Code that draws figures:
-- BEGIN --

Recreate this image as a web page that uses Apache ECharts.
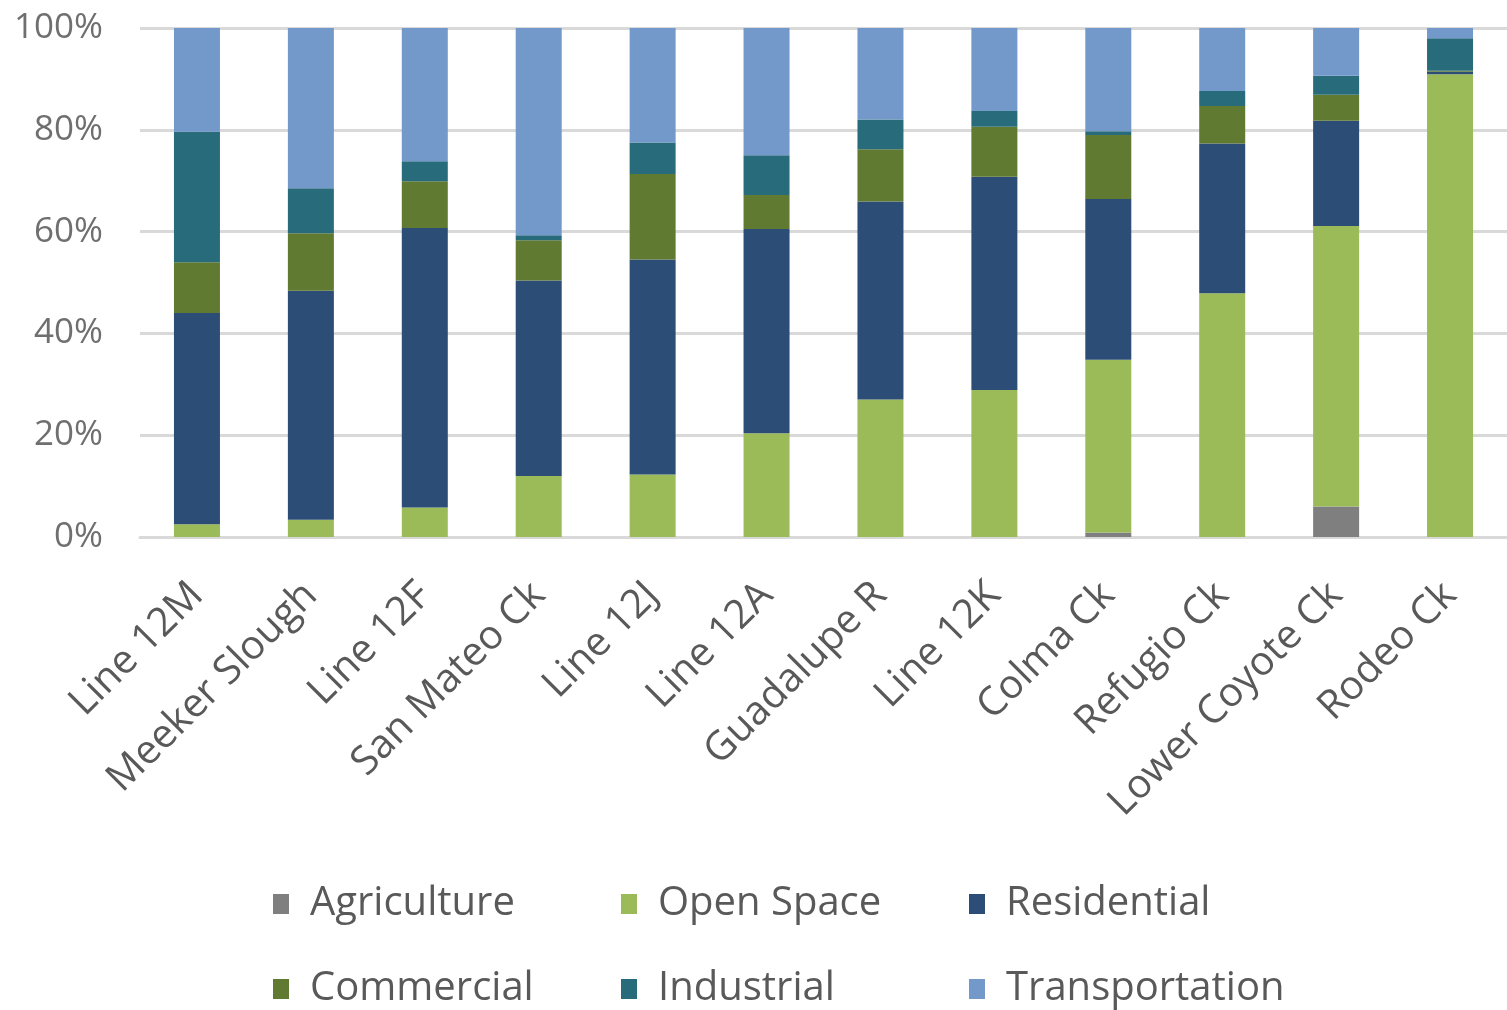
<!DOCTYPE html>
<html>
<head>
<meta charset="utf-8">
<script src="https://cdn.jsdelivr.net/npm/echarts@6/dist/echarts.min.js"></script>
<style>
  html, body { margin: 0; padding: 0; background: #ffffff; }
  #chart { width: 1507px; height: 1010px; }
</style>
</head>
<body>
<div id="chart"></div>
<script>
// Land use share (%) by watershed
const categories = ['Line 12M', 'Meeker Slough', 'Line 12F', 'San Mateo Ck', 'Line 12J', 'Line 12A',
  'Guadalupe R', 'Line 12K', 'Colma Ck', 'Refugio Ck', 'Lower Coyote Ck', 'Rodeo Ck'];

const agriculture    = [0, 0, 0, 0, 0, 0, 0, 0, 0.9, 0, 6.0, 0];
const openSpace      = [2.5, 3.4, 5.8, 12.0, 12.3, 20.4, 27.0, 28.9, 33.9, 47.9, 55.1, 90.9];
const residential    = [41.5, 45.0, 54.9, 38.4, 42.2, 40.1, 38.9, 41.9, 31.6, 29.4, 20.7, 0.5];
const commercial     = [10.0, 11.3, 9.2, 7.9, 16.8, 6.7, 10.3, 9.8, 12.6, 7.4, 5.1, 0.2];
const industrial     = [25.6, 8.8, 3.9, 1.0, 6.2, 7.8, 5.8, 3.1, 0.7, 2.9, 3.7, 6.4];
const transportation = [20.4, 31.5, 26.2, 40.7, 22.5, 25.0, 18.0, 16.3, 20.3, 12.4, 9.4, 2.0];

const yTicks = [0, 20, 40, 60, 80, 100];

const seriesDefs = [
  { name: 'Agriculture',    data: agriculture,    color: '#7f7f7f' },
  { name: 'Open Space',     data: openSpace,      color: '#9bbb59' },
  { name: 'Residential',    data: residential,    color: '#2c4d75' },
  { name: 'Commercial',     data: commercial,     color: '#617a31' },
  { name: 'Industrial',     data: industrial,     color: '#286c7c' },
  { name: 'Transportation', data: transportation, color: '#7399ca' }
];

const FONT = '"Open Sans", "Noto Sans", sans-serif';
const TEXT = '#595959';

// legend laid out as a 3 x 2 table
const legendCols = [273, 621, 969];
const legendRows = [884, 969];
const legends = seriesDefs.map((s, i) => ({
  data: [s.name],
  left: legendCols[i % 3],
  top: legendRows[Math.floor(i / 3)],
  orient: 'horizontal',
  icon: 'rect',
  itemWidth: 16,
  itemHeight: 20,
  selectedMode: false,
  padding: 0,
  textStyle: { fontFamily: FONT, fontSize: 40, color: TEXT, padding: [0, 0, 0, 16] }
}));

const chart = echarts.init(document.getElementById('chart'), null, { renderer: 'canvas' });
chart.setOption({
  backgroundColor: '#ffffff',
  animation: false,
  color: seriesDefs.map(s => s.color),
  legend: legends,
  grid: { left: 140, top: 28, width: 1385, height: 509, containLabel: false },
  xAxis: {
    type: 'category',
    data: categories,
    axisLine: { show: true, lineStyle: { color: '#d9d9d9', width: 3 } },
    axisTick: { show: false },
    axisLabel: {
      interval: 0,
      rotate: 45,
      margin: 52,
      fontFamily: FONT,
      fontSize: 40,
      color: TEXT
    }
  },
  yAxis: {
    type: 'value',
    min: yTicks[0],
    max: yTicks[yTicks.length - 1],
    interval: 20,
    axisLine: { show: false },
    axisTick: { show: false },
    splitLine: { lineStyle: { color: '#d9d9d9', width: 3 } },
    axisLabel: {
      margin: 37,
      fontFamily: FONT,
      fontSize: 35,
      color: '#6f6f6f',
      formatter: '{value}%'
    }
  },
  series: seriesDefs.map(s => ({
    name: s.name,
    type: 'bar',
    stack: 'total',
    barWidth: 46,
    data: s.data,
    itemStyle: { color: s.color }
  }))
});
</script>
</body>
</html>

-- END --
-- BEGIN --

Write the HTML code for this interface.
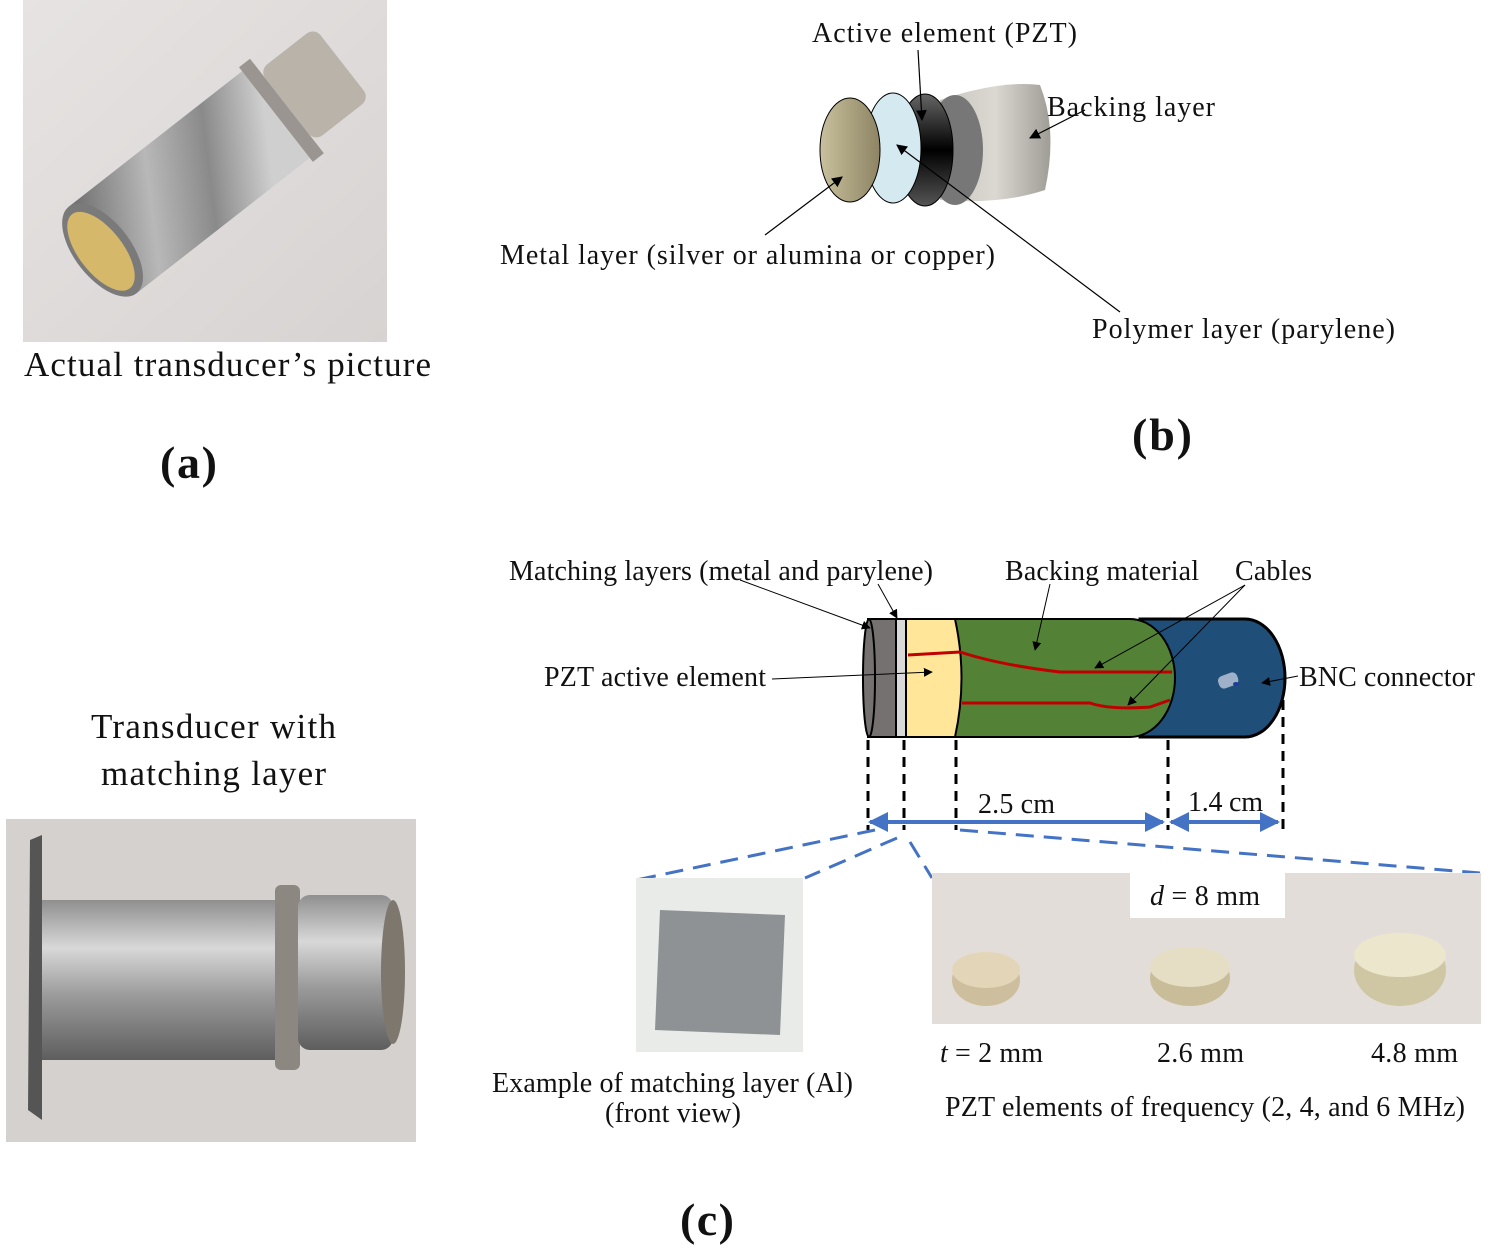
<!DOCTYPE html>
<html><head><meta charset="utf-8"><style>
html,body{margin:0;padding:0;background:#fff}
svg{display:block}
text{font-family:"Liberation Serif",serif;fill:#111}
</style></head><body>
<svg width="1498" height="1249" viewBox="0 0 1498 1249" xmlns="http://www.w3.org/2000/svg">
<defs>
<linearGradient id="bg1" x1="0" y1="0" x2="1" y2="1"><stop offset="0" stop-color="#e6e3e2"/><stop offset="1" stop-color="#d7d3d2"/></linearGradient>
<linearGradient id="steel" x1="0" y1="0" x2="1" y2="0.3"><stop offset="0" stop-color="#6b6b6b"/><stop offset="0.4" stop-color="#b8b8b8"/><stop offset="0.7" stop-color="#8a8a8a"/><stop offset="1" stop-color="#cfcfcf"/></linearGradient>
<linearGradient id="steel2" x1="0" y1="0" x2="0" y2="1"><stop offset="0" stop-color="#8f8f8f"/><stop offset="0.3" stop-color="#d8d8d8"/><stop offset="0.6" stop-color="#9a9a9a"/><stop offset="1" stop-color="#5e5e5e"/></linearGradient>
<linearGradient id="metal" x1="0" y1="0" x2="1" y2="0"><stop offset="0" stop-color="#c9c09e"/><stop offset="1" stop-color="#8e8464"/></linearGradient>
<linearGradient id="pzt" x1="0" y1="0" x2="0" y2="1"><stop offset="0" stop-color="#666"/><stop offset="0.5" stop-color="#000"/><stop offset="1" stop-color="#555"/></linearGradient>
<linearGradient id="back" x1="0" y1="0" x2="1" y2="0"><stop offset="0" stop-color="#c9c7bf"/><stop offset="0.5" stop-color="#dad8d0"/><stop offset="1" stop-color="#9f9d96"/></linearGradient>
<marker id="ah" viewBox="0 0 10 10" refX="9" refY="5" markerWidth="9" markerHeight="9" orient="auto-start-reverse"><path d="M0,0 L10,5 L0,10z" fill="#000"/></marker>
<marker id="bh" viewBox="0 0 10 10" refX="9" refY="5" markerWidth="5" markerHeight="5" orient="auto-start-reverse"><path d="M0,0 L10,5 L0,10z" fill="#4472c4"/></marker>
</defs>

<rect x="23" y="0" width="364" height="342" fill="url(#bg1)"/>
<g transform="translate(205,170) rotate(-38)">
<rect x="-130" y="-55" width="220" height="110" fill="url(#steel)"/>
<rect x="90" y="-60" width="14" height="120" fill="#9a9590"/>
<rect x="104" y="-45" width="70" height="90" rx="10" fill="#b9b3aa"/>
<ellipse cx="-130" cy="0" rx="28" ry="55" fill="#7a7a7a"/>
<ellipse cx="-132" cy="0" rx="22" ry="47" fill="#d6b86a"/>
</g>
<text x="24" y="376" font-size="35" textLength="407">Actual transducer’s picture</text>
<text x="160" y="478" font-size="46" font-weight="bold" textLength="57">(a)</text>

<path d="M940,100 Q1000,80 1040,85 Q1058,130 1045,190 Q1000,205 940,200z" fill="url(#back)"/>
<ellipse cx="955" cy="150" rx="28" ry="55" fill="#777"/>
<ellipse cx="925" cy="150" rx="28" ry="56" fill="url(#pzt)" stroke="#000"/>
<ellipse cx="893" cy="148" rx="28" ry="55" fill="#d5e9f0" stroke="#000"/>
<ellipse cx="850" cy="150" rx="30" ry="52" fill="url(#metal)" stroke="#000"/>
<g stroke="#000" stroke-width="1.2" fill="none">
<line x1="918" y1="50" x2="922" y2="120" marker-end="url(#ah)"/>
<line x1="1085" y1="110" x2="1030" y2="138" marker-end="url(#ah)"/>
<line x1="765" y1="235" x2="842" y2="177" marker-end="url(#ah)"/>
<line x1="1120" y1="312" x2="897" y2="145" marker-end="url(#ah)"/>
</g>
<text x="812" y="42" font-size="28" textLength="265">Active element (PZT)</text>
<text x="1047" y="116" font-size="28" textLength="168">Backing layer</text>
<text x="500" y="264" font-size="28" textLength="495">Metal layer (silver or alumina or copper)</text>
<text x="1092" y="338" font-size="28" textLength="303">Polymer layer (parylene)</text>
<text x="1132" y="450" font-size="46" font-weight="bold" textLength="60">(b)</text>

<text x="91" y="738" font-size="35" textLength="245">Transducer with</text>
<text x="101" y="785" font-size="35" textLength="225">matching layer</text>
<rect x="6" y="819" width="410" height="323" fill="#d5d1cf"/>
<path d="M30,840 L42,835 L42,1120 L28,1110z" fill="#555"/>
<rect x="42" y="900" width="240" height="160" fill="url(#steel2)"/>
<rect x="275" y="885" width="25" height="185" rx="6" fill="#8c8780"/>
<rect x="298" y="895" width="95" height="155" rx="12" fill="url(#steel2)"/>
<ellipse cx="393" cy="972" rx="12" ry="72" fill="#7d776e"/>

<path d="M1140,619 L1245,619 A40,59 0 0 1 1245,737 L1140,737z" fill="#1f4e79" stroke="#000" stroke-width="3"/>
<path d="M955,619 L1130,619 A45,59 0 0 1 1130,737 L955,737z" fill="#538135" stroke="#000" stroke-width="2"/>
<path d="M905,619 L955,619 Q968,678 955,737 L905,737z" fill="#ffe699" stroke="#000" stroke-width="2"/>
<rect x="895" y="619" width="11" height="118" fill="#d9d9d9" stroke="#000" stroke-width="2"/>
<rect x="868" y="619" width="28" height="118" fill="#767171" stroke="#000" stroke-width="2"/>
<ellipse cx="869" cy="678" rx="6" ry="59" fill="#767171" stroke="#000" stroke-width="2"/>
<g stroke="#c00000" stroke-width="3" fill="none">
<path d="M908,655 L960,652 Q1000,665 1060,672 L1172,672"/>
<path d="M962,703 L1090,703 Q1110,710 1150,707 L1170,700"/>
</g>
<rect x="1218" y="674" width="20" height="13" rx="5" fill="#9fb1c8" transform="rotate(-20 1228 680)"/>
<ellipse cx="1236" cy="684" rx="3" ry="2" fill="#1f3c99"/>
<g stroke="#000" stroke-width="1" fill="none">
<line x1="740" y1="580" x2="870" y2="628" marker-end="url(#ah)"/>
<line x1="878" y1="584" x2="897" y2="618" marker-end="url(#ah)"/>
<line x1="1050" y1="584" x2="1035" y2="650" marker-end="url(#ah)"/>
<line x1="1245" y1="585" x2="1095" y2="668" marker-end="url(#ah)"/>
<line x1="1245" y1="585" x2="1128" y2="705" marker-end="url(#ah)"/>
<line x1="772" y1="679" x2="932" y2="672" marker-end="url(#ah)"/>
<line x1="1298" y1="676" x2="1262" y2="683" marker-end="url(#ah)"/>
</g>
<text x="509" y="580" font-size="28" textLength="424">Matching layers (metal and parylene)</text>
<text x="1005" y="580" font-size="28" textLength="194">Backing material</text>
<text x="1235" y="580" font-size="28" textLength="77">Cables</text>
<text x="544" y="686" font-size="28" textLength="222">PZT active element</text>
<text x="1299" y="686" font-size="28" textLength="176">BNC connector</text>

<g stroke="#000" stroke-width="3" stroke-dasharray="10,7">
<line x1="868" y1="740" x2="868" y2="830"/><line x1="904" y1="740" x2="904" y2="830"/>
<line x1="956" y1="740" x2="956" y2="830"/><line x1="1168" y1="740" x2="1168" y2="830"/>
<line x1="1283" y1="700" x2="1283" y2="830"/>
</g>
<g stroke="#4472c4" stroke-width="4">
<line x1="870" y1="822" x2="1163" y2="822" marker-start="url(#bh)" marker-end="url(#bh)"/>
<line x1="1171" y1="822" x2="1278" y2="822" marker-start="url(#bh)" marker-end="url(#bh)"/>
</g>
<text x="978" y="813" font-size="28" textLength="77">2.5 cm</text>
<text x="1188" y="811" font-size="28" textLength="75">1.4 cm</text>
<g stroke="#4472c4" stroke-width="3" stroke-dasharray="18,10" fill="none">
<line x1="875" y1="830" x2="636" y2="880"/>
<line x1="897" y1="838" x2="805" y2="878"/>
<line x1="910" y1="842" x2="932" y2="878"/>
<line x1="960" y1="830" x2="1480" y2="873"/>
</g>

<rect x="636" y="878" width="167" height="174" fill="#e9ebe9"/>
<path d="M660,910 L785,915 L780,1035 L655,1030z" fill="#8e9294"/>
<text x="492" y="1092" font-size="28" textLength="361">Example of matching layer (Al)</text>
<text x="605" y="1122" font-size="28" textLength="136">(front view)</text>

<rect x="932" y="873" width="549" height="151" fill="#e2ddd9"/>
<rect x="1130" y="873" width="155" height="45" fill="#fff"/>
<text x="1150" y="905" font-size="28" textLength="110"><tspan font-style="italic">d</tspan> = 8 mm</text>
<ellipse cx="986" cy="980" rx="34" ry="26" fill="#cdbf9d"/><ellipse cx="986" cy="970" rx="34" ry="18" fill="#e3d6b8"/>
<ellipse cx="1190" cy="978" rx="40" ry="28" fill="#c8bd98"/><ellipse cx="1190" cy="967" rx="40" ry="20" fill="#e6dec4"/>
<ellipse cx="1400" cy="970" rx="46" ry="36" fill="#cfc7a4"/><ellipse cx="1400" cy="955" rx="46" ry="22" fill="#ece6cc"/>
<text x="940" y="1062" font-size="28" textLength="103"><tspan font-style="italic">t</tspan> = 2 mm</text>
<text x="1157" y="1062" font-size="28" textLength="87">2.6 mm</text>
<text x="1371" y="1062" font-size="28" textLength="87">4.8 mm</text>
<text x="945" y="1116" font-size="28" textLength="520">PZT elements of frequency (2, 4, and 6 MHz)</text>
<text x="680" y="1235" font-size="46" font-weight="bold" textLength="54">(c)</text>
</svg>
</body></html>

-- END --

THE PROBLEM:
Report only the count of lines that include the string "this".

ANSWER IN FULL:
2